As I read these reviews, particularly the negative reviews, I kept thinking about what most of the reviewers didn't do and what they really should have done. They needed to compare The Carrie Diaries television show with its actual source, the teen Carrie books written by Candace Bushnell--The Carrie Diaries (2010) and Summer in the City (2011)--the same writer who wrote Sex and the City, the book on which the HBO book was based. I haven't read the Bushnell's teen Carrie series books but a quick glance at a website which summarises the Carrie series reveals that the television series is following the books pretty closely at this point. When the book and the television show begin Carrie's mom has recently died. In the book and the television show Carrie has a younger sister named and Dorrit is jealous of Carrie's relationship with their now dead mother. In the book and the TV show Dorrit steals stuff from Carrie and her youngest sister Missy who is missing from the television show. The Freema Agyeman (she who was one of the Doctor's companions) character, Larissa Loughlin, seems to be absent from the book. In the book and the television show Carrie's friends have sex with their boyfriends before she does making her wonder if she is the only virgin in Carrie Diaries land. The books, published by Harper Teen, are pitched to a teen audience. So it should be no surprise that the television series is, as most of the shows on the CW are, as well. The moral of the story: if you want to blame someone for Daddy, Dorrit, or the The Carrie Diaries blame executive producer and author Candace Bushnell.

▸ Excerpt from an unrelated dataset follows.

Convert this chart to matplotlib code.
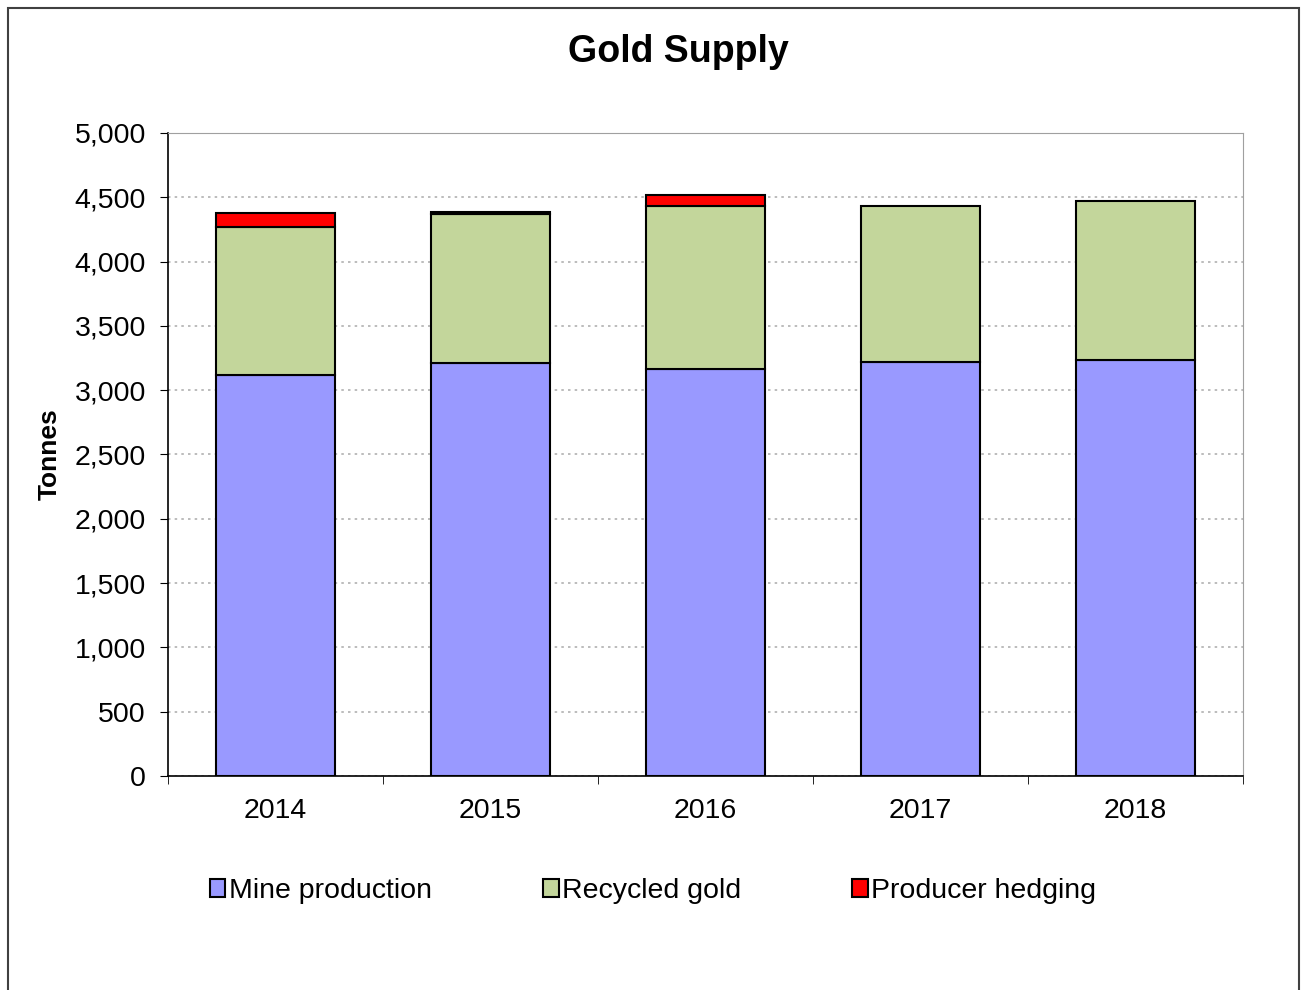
import numpy as np
import matplotlib.pyplot as plt
from matplotlib.patches import Rectangle
from matplotlib.ticker import FuncFormatter, MultipleLocator

plt.rcParams['font.family'] = ['Liberation Sans', 'DejaVu Sans']

years = ['2014', '2015', '2016', '2017', '2018']
mine = [3118, 3213, 3165, 3217, 3232]
recycled = [1151, 1161, 1268, 1215, 1239]
hedging = [108, 9, 87, 0, 0]

fig = plt.figure(figsize=(13.01, 9.9), dpi=100)
ax = fig.add_axes([168/1301, 1-776/990, (1243-168)/1301, (776-133)/990])

x = np.arange(len(years))
w = 0.555
ax.bar(x, mine, w, color='#9999ff', edgecolor='black', linewidth=1.5,
       label='Mine production', zorder=3)
ax.bar(x, recycled, w, bottom=mine, color='#c3d69b', edgecolor='black',
       linewidth=1.5, label='Recycled gold', zorder=3)
bottom2 = np.array(mine) + np.array(recycled)
hx = [i for i in x if hedging[i] > 0]
ax.bar(hx, [hedging[i] for i in hx], w, bottom=[bottom2[i] for i in hx],
       color='#ff0000', edgecolor='black', linewidth=1.5,
       label='Producer hedging', zorder=3)

ax.set_xlim(-0.5, len(years) - 0.5)
ax.set_ylim(0, 5000)
ax.yaxis.set_major_locator(MultipleLocator(500))
ax.yaxis.set_major_formatter(FuncFormatter(lambda v, p: f'{int(v):,}'))
ax.set_xticks(x)
ax.set_xticklabels(years)
ax.set_xticks(np.arange(len(years) + 1) - 0.5, minor=True)
ax.tick_params(axis='x', which='major', length=0, labelsize=20.5, pad=16)
ax.tick_params(axis='x', which='minor', length=6, direction='out')
ax.tick_params(axis='y', labelsize=20.5, length=6, direction='out', pad=10)
ax.grid(axis='y', color='#b0b0b0', linestyle=(0, (1.5, 2.5)), linewidth=1.2, zorder=0)

for s in ['top', 'right']:
    ax.spines[s].set_color('#a0a0a0')
ax.spines['left'].set_linewidth(1.2)
ax.spines['bottom'].set_linewidth(1.2)

ax.set_ylabel('Tonnes', fontsize=19, fontweight='bold', labelpad=9)
fig.text(678/1301, 1-52/990, 'Gold Supply', ha='center', va='center',
         fontsize=27, fontweight='bold')

fig.legend(loc='center', bbox_to_anchor=(653/1301, 1-891/990), ncol=3,
           frameon=False, fontsize=20.5, handlelength=0.55, handleheight=0.55,
           handletextpad=0.12, columnspacing=3.9)

fig.patches.append(Rectangle((8/1301, -0.02), 1291/1301, 1.02 - 8/990,
                             transform=fig.transFigure, fill=False,
                             edgecolor='#404040', linewidth=1.5))

fig.savefig('out.png', dpi=100)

One last thing before I go, the Guardian's Emma Keller claimed that The Carrie Diaries New York City bore no relationship to the real New York City while Bagelandlox, who contributed a post under Keller's "review", noted pointedly that Carrie's Manhattan, was not the real down and dirty and crime ridden Manhattan of the 1980s. Of course, Carrie's Manhattan is not the real Manhattan of the 1980s. The Manhattan of The Carrie Diaries, like the Manhattan of grown up Carrie in Sex and the City, is a fairy tale Manhattan. Needless to say Carrie is not the first nor will she be the last to romanticise The City.
And the fact that there are no Twin Towers even though we are in the 80s should be a strong enough sign that it's a fairy tale Manhattan.